K.V.G. College of Engineering
- Other name: K.V.G.C.E.
- Motto: Technology for Mankind
- Type: Government Aided
- Established: 1986
- Affiliations: Visvesvaraya Technological University
- President: Dr. Kurunji Venkatramana Gowda
- Principal: Dr. Suresha V
- Administrative staff: 300
- Undergraduates: 1500
- Postgraduates: 200
- Location: Sullia, Karnataka, India 12°33′29″N 75°23′21″E﻿ / ﻿12.55806°N 75.38917°E
- Website: www.kvgengg.com

= KVG College of Engineering =

K.V.G. College of Engineering, Sullia (KVGCE) is an engineering college located in Sullia, Dakshina Kannada, Karnataka. The institution offers undergraduate and postgraduate engineering programs and focuses on technical education, practical learning, innovation, and overall student development. It provides students with opportunities to participate in projects, hackathons, technical events, and industry-oriented activities.Institution was established in 1986 under the leadership of Founder President Late Dr.Kurunji Venkatramana Gowda(KVG).

==History==

K.V.G. College of Engineering sponsored by Academy of Liberal Education (R) Sullia D. K. is located in Kurunjibhag and is one of the largest mega educational complexes in India.

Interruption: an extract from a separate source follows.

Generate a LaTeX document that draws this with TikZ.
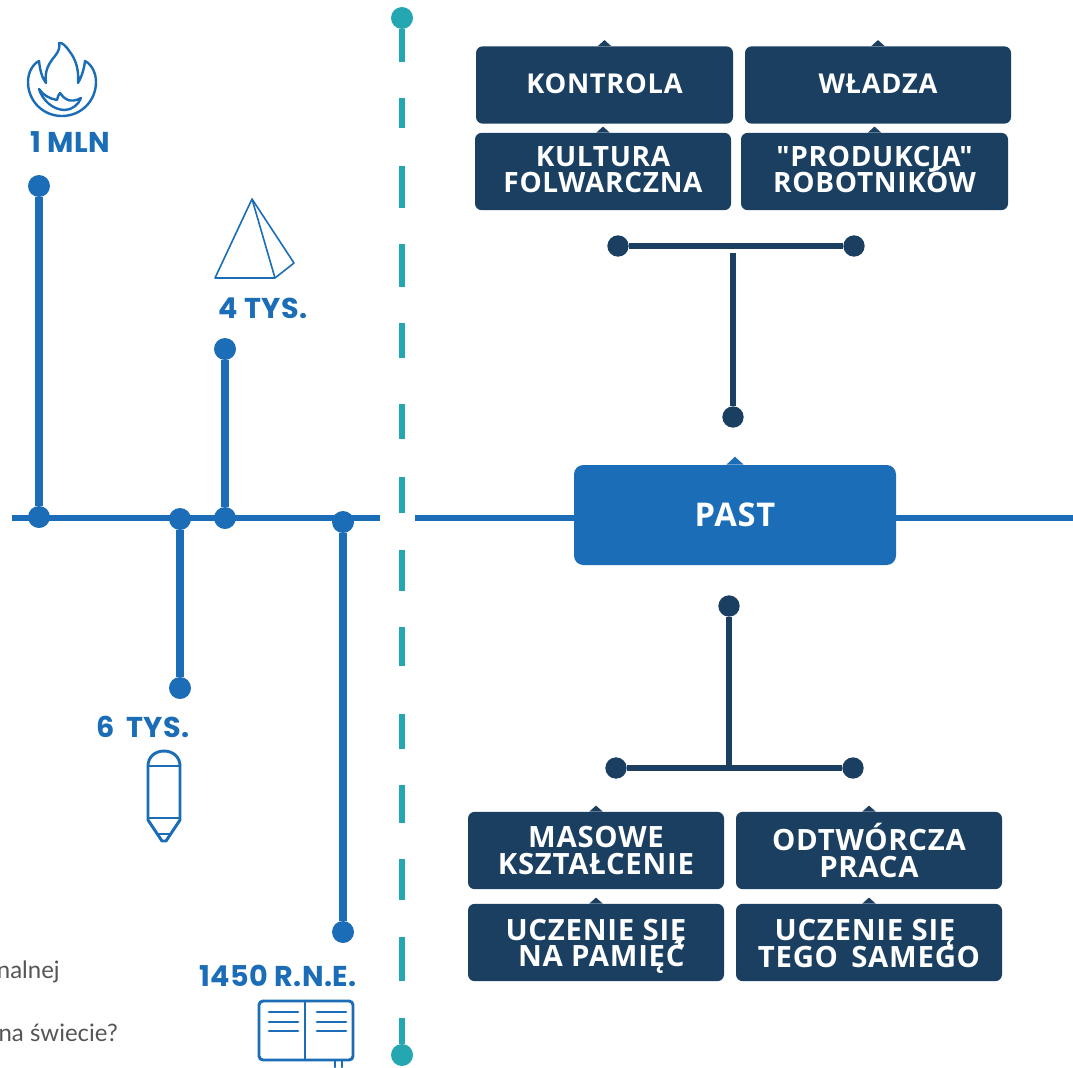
\documentclass[tikz,border=0pt]{standalone}
\usepackage{fontspec}
\newfontfamily\boxf[LetterSpace=2.5]{Open Sans}
\newfontfamily\labelf[LetterSpace=1.5]{Poppins}
\newfontfamily\thinf{Lato}
\setmainfont{Open Sans}
\definecolor{blueA}{HTML}{1A6DB6}
\definecolor{darkB}{HTML}{1A3F60}
\definecolor{tealC}{HTML}{24A7B0}
\definecolor{greyT}{HTML}{555555}
\tikzset{
 x=0.75pt,y=-0.75pt,
 dotb/.style={circle,fill=blueA,inner sep=0pt,minimum size=16.5pt},
 dotd/.style={circle,fill=darkB,inner sep=0pt,minimum size=16pt},
 dott/.style={circle,fill=tealC,inner sep=0pt,minimum size=16.5pt},
 blueline/.style={draw=blueA,line width=5.3pt},
 baseline/.style={draw=blueA,line width=4.6pt},
 darkline/.style={draw=darkB,line width=4.8pt},
 tealline/.style={draw=tealC,line width=5.2pt},
 icon/.style={draw=blueA,line width=2.2pt,line join=round,line cap=round},
 flameicon/.style={draw=blueA,line width=1.8pt,line join=round,line cap=round},
 thinicon/.style={draw=blueA,line width=1.2pt,line join=round},
 darkbox/.style={fill=darkB,text=white,rounded corners=5pt,align=center,inner sep=0pt,minimum height=58pt},
 oneline/.style={darkbox,font=\fontsize{20.5}{20}\selectfont\boxf\bfseries},
 rowupper/.style={darkbox,font=\fontsize{21}{20}\selectfont\boxf\bfseries},
 rowlower/.style={darkbox,font=\fontsize{22}{20}\selectfont\boxf\bfseries},
 pastbox/.style={fill=blueA,text=white,rounded corners=7pt,inner sep=0pt,minimum width=241.5pt,minimum height=75pt,font=\fontsize{24.5}{26}\selectfont\boxf\bfseries},
 yearlabel/.style={text=blueA,inner sep=0pt,font=\fontsize{21.5}{24}\selectfont\labelf\bfseries},
 faint/.style={text=greyT,inner sep=0pt,anchor=base east,font=\fontsize{18}{20}\selectfont\thinf},
}
\newcommand{\boxtip}[4]{\fill[#2] ([xshift=-#3]#1.north) -- ([yshift=#4]#1.north) -- ([xshift=#3]#1.north) -- cycle;}
\begin{document}
\begin{tikzpicture}
\lineskiplimit=-50pt
\useasboundingbox (0,0) rectangle (1073,1067);
% dashed divider
\node[dott] (dtop) at (402,18) {};
\node[dott] (dbot) at (402,1055) {};
\coordinate (d2) at (402,62);
\draw[tealline] (dtop) -- (d2);
\foreach \a/\b in {98/128,166/208,244/287,323/358,404/439,477/513,550/591,627/666,714/749,785/823,859/900,937/981}
 \draw[tealline] (402,\a) -- (402,\b);
\coordinate (d3) at (402,1018);
\draw[tealline] (d3) -- (dbot);
% timeline dots
\node[dotb] (t1) at (39,517) {};
\node[dotb] (t2) at (180,519) {};
\node[dotb] (t3) at (225,518) {};
\node[dotb] (t4) at (343,522) {};
\node[dotb] (e1) at (39,186) {};
\node[dotb] (e2) at (180,688) {};
\node[dotb] (e3) at (225,349) {};
\node[dotb] (e4) at (343,932) {};
\coordinate (tlL) at (12,518);
\coordinate (tlR) at (380,518);
\coordinate (trL) at (415,518);
\coordinate (trR) at (1073,518);
\draw[baseline] (tlL) -- (tlR);
\draw[blueline] (t1) -- (e1);
\draw[blueline] (t2) -- (e2);
\draw[blueline] (t3) -- (e3);
\draw[blueline] (t4) -- (e4);
% labels
\node[yearlabel] (l1) at (70,142) {1 MLN};
\node[yearlabel] (l2) at (263,308) {4 TYS.};
\node[yearlabel] (l3) at (143,727) {6\, TYS.};
\node[yearlabel] (l4) at (278,976) {1450 R.N.E.};
\node[faint] (f1) at (60,978) {nalnej};
\node[faint] (f2) at (118,1041) {na świecie?};
% flame
\draw[flameicon] (59,43) .. controls (62,42) and (66,46) .. (70,52) .. controls (76,60) and (79,70) .. (78,83)
 .. controls (81,78) and (84,70) .. (85,61) .. controls (91,64) and (96,72) .. (96,82)
 .. controls (96,101) and (81,116) .. (62,116) .. controls (43,116) and (28,101) .. (28,82)
 .. controls (28,72) and (33,64) .. (39,61) .. controls (40,70) and (42,78) .. (46,83)
 .. controls (44,70) and (50,62) .. (55,56) .. controls (59,51) and (60,47) .. (59,43) -- cycle;
\draw[flameicon] (39,89) .. controls (42,99) and (52,110) .. (65,110) .. controls (72,110) and (79,104) .. (81,98)
 .. controls (76,101) and (71,101) .. (68,100) .. controls (64,98) and (62,96) .. (60,93)
 .. controls (58,95) and (58,97) .. (57,100) .. controls (50,99) and (43,95) .. (39,89) -- cycle;
% pyramid
\draw[thinicon] (252,199) -- (215,278) -- (275,278) -- (294,263) -- cycle;
\draw[thinicon] (252,199) -- (275,278);
% pencil
\draw[icon] (148,766) .. controls (148,757) and (155,751) .. (164,751) .. controls (173,751) and (180,757) .. (180,766)
 -- (180,820) -- (166,841) -- (162,841) -- (148,820) -- cycle;
\draw[icon] (148,766) -- (180,766);
\draw[icon] (148,818) -- (180,818);
\draw[icon] (158,834) -- (170,834);
% book
\draw[icon,rounded corners=3pt] (259,1001) rectangle (353,1060);
\draw[icon] (305,1001) -- (305,1060);
\foreach \y in {1012,1022,1031} {
 \draw[icon] (269,\y) -- (298,\y);
 \draw[icon] (317,\y) -- (346,\y);
}
\draw[icon] (335,1061) -- (335,1067);
\draw[icon] (342,1061) -- (342,1067);
% top boxes
\node[oneline,minimum width=192.75pt] (kontrola) at (604.5,85) {\raisebox{2pt}{KONTROLA}};
\node[oneline,minimum width=199.5pt] (wladza) at (878,85) {\raisebox{2pt}{WŁADZA}};
\node[rowupper,minimum width=192pt] (kultura) at (603,171.5) {KULTURA\\FOLWARCZNA\rule[-3pt]{0pt}{0pt}};
\node[rowupper,minimum width=200.25pt] (produkcja) at (874.5,171.5) {"PRODUKCJA"\\ROBOTNIKÓW\rule[-3pt]{0pt}{0pt}};
\foreach \n in {kontrola,wladza,kultura,produkcja} {\boxtip{\n}{darkB}{5pt}{4.5pt}}
% bottom boxes
\node[rowlower,minimum width=192pt] (masowe) at (596,850.5) {MASOWE\\KSZTAŁCENIE};
\node[rowlower,minimum width=199.5pt] (odtworcza) at (869,850.5) {ODTWÓRCZA\\PRACA};
\node[rowlower,minimum width=192pt] (pamiec) at (596,942.5) {\rule{0pt}{21.7pt}UCZENIE SIĘ\\\hspace*{8pt}NA PAMIĘĆ};
\node[rowlower,minimum width=199.5pt] (samego) at (869,942.5) {\rule{0pt}{17.7pt}UCZENIE SIĘ\hspace*{6pt}\\TEGO\, SAMEGO};
\foreach \n in {masowe,odtworcza,pamiec,samego} {\boxtip{\n}{darkB}{5pt}{4.5pt}}
% past
\node[pastbox] (past) at (735,515) {PAST};
\boxtip{past}{blueA}{6.5pt}{6pt}
\draw[baseline] (trL) -- (trL -| past.west);
\draw[baseline] (trR -| past.east) -- (trR);
% top connector
\node[dotd] (ta) at (618,246) {};
\node[dotd] (tb) at (854,246) {};
\node[dotd] (tc) at (733,417) {};
\coordinate (ts) at (733,253);
\draw[darkline] (ta) -- (tb);
\draw[darkline] (ts) -- (tc);
% bottom connector
\node[dotd] (ba) at (616,768) {};
\node[dotd] (bb) at (853,768) {};
\node[dotd] (bc) at (729,606) {};
\coordinate (bs) at (729,768);
\draw[darkline] (ba) -- (bb);
\draw[darkline] (bc) -- (bs);
\end{tikzpicture}
\end{document}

KVG group of institutions have many reputed colleges as

KVG Medical College & Hospital

KVG Institute of Physiotherapy

KVG Institute Nursing Sciences

KVG college of Engineering

KVG ITI

KVG Dental College & Hospital

KVG Polytechnic

KVG NMC

KVG NMPUC

KVG IPS

KVG Amarajyothi Pre University College

KVG LAW college

KVG Ayurveda Medical College

NSVK Dental College

NSVK Polytechnic

KVG ITI Bhagamandala

KVG Institute of allied health sciences

==Admission==
Students are admitted to undergraduate courses on basis of their merit in the Karnataka CET test, or in the COMED-K undergraduate test. Students are also admitted through a management quota, which places no merit requirement; students are directly admitted to a course upon the orders of the college management (in this case, the managing trust). There is a lateral entry scheme in place, by which students holding diploma degrees can enter directly to the second year of study in engineering. Students, upon graduating, receive a Bachelor of Engineering. The total undergraduate strength allotted to the college is 240 per year.

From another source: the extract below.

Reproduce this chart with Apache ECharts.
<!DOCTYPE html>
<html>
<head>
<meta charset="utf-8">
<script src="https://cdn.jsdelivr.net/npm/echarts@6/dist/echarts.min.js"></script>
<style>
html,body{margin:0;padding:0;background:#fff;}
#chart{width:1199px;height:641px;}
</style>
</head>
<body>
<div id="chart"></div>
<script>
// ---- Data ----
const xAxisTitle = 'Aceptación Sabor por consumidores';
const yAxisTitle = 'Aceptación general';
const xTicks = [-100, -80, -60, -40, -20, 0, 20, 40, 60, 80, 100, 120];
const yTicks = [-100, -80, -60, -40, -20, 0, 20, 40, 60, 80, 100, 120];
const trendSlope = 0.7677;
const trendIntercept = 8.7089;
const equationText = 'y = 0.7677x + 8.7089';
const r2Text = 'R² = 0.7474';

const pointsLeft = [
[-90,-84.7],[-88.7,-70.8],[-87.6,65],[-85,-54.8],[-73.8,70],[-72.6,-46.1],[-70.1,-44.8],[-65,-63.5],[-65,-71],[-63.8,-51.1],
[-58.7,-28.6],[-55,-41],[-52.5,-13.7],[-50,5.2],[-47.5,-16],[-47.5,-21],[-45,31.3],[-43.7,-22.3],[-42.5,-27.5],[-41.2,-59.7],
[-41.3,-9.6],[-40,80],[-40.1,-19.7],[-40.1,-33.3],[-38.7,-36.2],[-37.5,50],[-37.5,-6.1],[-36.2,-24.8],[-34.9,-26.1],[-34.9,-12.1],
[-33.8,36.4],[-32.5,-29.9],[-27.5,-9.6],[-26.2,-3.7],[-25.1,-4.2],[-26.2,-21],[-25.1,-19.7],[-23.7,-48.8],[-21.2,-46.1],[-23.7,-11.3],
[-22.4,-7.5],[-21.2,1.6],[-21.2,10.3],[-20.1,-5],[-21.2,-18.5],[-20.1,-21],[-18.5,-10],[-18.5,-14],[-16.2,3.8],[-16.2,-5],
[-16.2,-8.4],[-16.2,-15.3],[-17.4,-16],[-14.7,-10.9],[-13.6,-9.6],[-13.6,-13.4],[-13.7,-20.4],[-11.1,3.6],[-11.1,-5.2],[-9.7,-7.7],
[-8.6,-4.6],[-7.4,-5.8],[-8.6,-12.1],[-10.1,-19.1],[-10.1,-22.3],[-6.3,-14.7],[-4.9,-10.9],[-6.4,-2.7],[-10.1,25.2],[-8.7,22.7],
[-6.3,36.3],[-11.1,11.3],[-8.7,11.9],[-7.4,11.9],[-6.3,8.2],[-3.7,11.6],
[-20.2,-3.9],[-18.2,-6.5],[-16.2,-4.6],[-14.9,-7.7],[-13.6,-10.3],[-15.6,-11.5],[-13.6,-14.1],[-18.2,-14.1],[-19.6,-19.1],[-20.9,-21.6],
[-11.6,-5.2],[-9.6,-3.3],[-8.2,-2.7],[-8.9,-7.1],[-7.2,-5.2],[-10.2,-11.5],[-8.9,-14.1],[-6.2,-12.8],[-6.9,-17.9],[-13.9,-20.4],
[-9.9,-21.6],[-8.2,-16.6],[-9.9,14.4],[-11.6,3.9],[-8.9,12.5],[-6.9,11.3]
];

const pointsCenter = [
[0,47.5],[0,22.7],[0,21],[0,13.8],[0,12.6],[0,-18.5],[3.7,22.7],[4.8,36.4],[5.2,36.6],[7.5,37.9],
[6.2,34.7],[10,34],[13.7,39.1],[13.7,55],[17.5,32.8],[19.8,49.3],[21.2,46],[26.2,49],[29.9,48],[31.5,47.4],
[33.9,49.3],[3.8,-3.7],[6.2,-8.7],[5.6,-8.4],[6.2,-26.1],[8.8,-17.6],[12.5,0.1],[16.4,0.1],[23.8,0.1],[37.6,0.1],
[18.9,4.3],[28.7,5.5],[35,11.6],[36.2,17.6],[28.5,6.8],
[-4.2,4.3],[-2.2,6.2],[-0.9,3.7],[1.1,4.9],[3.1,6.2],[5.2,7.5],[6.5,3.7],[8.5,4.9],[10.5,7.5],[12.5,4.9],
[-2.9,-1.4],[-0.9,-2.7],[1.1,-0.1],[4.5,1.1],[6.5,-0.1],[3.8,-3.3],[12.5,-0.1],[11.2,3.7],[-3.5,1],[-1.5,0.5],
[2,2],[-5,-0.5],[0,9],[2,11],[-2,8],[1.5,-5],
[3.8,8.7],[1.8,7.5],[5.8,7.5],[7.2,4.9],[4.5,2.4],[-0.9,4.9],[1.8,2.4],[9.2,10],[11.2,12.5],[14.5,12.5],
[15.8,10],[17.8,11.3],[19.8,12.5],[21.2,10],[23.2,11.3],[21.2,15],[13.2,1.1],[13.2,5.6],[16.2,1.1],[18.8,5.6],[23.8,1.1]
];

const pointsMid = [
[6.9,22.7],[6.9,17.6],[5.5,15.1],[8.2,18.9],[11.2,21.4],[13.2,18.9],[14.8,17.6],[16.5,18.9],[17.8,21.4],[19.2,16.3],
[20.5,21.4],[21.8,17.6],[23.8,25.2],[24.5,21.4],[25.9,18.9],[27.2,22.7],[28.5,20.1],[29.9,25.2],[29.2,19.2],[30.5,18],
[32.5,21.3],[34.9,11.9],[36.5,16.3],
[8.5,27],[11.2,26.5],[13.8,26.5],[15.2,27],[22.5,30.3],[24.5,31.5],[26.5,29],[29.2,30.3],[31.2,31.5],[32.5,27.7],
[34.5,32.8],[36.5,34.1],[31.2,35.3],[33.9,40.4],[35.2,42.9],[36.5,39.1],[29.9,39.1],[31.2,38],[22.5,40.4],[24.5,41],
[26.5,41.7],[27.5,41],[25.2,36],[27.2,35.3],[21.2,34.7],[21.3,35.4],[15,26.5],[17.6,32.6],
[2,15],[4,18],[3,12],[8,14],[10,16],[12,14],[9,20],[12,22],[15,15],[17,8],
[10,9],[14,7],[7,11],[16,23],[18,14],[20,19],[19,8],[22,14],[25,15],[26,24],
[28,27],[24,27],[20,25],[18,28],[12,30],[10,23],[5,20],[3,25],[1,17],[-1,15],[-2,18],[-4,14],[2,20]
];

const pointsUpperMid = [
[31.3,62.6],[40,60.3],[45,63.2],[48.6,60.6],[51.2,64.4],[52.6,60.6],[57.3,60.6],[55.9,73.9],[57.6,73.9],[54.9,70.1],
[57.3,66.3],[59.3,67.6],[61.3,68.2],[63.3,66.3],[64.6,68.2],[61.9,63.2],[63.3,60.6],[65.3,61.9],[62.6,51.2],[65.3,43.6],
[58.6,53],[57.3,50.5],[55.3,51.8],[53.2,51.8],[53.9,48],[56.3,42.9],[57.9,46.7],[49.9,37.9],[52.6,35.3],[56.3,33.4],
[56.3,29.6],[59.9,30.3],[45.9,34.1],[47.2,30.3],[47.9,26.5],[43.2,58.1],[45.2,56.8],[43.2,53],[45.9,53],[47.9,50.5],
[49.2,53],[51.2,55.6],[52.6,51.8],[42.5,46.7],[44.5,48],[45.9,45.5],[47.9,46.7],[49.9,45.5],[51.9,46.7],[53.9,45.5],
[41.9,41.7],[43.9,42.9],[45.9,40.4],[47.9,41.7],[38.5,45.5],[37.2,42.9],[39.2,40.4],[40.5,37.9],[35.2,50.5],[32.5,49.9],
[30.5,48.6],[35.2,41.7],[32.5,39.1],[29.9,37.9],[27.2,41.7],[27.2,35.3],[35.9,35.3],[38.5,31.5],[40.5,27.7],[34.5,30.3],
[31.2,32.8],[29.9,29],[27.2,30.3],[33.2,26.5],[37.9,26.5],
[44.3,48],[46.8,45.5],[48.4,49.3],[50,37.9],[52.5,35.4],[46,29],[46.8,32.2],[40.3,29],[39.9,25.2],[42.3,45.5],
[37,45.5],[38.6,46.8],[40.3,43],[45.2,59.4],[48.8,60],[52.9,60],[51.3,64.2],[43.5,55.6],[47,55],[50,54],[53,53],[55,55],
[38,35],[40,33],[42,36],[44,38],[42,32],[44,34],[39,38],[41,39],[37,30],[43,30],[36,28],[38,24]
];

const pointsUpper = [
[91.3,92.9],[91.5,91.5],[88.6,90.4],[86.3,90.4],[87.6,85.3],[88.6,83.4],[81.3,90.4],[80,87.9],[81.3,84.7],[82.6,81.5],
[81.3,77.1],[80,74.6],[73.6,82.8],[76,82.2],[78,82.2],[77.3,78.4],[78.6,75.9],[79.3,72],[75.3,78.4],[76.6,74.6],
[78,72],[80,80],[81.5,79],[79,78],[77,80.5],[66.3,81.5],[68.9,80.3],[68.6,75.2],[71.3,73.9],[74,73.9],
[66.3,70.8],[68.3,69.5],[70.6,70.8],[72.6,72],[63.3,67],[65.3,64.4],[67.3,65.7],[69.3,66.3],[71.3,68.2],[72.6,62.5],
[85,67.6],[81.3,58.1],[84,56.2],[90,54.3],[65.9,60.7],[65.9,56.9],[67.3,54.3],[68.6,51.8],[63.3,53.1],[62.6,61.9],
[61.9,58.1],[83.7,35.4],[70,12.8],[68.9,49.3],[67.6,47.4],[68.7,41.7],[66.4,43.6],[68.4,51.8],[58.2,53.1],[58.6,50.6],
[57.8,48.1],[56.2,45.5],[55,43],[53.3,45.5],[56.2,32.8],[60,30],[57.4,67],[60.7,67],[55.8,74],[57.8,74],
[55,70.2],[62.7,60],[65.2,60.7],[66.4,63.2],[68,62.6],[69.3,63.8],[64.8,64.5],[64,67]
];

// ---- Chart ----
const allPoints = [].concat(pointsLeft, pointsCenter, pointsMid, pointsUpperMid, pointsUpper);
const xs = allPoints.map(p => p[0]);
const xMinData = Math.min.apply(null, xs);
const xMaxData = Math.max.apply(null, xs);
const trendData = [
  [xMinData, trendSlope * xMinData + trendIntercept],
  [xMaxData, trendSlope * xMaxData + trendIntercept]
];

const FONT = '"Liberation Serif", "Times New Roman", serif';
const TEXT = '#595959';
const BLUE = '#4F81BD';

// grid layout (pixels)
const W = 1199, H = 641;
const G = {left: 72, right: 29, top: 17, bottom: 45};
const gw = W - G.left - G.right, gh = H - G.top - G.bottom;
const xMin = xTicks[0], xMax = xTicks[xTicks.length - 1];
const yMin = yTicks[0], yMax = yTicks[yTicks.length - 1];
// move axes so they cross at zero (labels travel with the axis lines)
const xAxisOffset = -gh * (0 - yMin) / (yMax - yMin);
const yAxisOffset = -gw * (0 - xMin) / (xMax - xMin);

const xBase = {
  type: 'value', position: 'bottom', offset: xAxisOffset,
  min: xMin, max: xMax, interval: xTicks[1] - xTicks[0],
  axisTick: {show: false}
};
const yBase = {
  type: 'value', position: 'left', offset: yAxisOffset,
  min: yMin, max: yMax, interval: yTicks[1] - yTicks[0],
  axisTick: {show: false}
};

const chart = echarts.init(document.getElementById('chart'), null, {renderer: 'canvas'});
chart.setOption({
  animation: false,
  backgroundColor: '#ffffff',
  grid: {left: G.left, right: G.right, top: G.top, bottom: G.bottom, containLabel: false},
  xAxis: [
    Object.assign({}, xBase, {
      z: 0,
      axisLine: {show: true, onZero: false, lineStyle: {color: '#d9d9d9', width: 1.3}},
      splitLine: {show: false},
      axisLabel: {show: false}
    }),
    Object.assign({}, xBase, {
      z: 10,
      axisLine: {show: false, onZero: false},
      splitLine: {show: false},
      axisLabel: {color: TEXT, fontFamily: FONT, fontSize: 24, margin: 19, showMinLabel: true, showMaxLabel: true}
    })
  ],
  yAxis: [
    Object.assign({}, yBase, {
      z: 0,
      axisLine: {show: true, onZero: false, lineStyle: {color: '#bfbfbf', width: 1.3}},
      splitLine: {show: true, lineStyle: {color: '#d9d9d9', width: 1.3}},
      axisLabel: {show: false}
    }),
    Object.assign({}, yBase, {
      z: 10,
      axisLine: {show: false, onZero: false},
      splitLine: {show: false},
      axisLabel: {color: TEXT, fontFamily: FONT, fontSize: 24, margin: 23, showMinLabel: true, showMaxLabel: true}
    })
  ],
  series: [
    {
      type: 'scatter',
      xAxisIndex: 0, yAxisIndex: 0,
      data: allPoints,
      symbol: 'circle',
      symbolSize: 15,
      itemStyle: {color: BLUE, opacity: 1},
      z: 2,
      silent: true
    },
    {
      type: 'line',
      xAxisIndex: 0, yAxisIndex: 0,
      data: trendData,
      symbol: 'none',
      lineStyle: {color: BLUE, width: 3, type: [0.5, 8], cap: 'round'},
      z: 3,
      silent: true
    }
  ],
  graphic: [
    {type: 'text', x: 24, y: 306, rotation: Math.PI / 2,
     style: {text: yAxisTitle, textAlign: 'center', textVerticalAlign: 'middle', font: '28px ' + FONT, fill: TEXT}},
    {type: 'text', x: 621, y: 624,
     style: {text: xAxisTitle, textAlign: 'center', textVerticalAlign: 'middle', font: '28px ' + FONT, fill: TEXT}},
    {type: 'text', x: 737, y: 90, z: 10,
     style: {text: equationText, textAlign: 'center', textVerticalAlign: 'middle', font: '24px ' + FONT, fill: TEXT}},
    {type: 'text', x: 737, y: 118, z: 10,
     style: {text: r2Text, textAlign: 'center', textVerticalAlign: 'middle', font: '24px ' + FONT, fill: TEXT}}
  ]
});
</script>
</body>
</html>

Students are admitted to postgraduate courses on basis of their GATE test scores, as well as on their Post Graduate Karnataka CET scores. Students, upon graduating receive a Master of Technology(MTech), Master of Business Administration(MBA) degree. The total postgraduate strength allotted to the college is 160.

==Departments and courses==

=== Undergraduate ===
These departments offer four-year undergraduate courses in engineering. All of the undergraduate courses have been conferred government aided college status by the Visvesvaraya Technological University, Belgaum

====Bachelor of Engineering====
List of under graduate programs offered at KVGCE
- Bachelor of Engineering in Civil Engineering
- Bachelor of Engineering in Computer Science & Engineering
- Bachelor of Engineering in CSE(Artificial Intelligence & Machine learning)
- Bachelor of Engineering in Electronics and Communication Engineering
- Bachelor of Engineering in Mechanical Engineering
The allied departments of the college are the departments of Physics, Chemistry, Mathematics, Humanities, and that of placement and training.

===Postgraduate courses===
Postgraduate courses offered by the college are not autonomous, and they remain fully under the ambit of the university.

==== Master of Technology (MTech) ====
The Institute offers 2-year Master of Technology (MTech) in the following Branches.
- Digital Communication
- Digital Electronics And Communication
- Software Engineering
- Computer Engineering
- Manufacturing Science & Engineering
- Computer Application in Industrial Drives

====MBA====
KVGCE also offers 2-year Master of Business Administration Program

==Activities==

The institute organizes co-curricular and extra curricular activities. Some informal student groups include
- Organize Blood donation camps every year.
- NSS - National Service Scheme
- RISE - Representatives of Information Science & Engineering.